In case anyone is interested in any of my past posts, an archive list can be found at the bottom of this page. I'd appreciate any feedback you may have by sending me an e-mail note--jertrav33@aol.com. Thanks for your interest.

Friday, July 11

Idle Thoughts

Such a simple solution but one that would never have occurred to me. I’ve been having trouble with my eyes—tearing, redness, itchiness. I saw my ophthalmologist, who told me I was having an allergic reaction in my eyelids, not my eyes. She recommended lubricant eye drops and one more thing, Aveeno baby shampoo. Use the shampoo to scrub my eyelids two or three times a day. Really scrub them, without fear of normal shampoo irritation when some gets in the eyes. So simple. So effective. Baby shampoo. And here I am, eighty years old.

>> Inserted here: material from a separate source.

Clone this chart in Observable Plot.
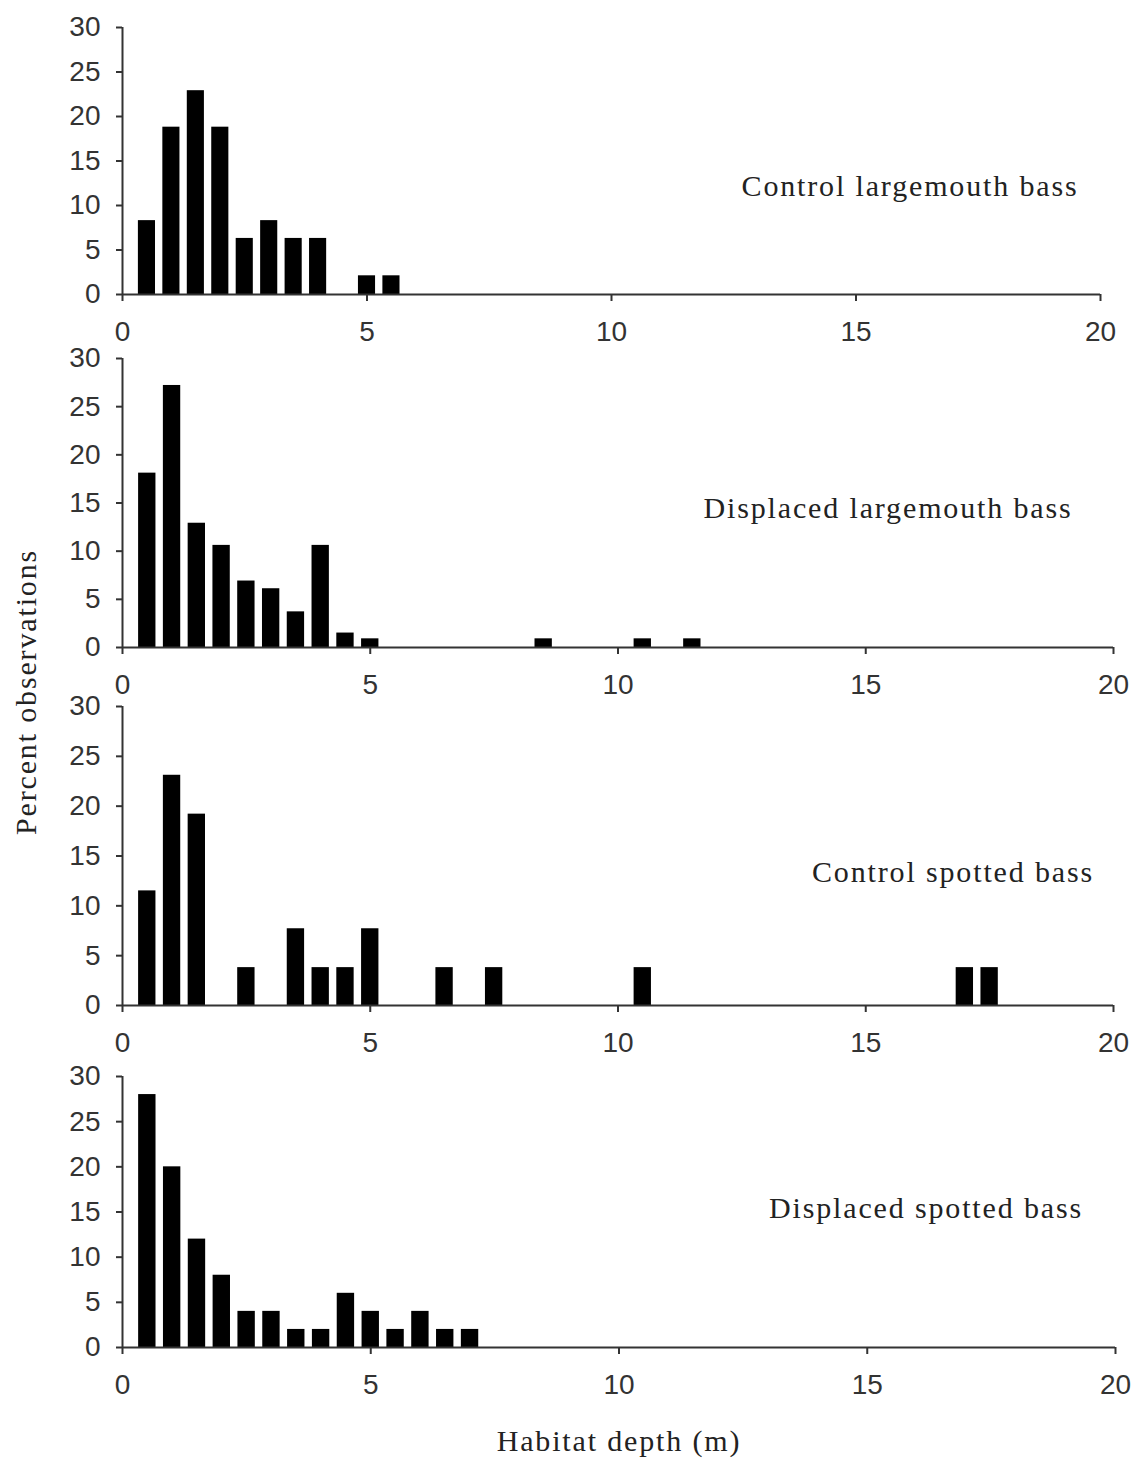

Hillary Clinton is in the news more and more often as the next presidential election looms on the 2015 horizon. One article even said that she, like Cher and Prince and Beyonce and other one-name celebrities, is now so well-known she’s more often referred to as simply Hillary. I think back to her years with Bill in the White House, how much I didn’t care for her then, even feared her domineering presence, much as a lot of people fear Nancy Pelosi. I was happy when Barack Obama beat her out for the Democratic nomination in 2008. And here we are again, with her being the obvious nominee for 2016. And I now admire and respect her, no longer fear her, and will, along with a bunch of other former Republicans who are put out by the dysfunction of that old elephant, vote to see her as our first female president. If Chris Christy is the best the Republicans can offer, then it should be a shoe in for her. We’ll see.

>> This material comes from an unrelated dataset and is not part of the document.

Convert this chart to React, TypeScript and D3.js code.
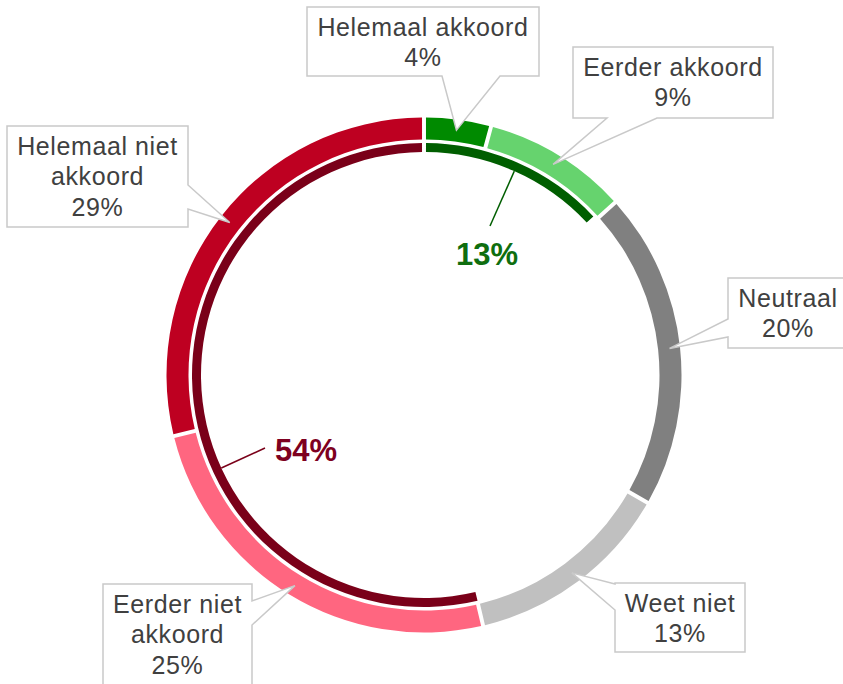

More confusion on my part. Why are we all of a sudden seeing a flood of young people streaming up from Central America to cross our border? Is life there so horrible for them that they’d take that dangerous and long journey through Mexico to get here, in many cases only to be turned around and sent back? What do they hope for up here? Jobs, citizenship, personal safety? Or do they simply want the benefits of a welfare system that offers them free medical aid and subsistence benefits such as food stamps? Are there jobs here that no U.S. citizen wants? If so, why not let those who are able come in on work visas and take those jobs. Don’t we have a system that’s able to keep track of people on visas? If not, why not? What if we allowed them in but didn’t extend welfare to them? Wouldn’t they still be better off here than in the countries from which they’re fleeing? We’re a nation of immigrants—streams of tired, poor, huddled masses, the wretched refuse who came to this country as a way to better themselves. Emma Lazarus and the Statue of Liberty, tell us she lifts her “lamp beside the golden door.” We should find some way to let these young people come in through that golden door, let them in to stay.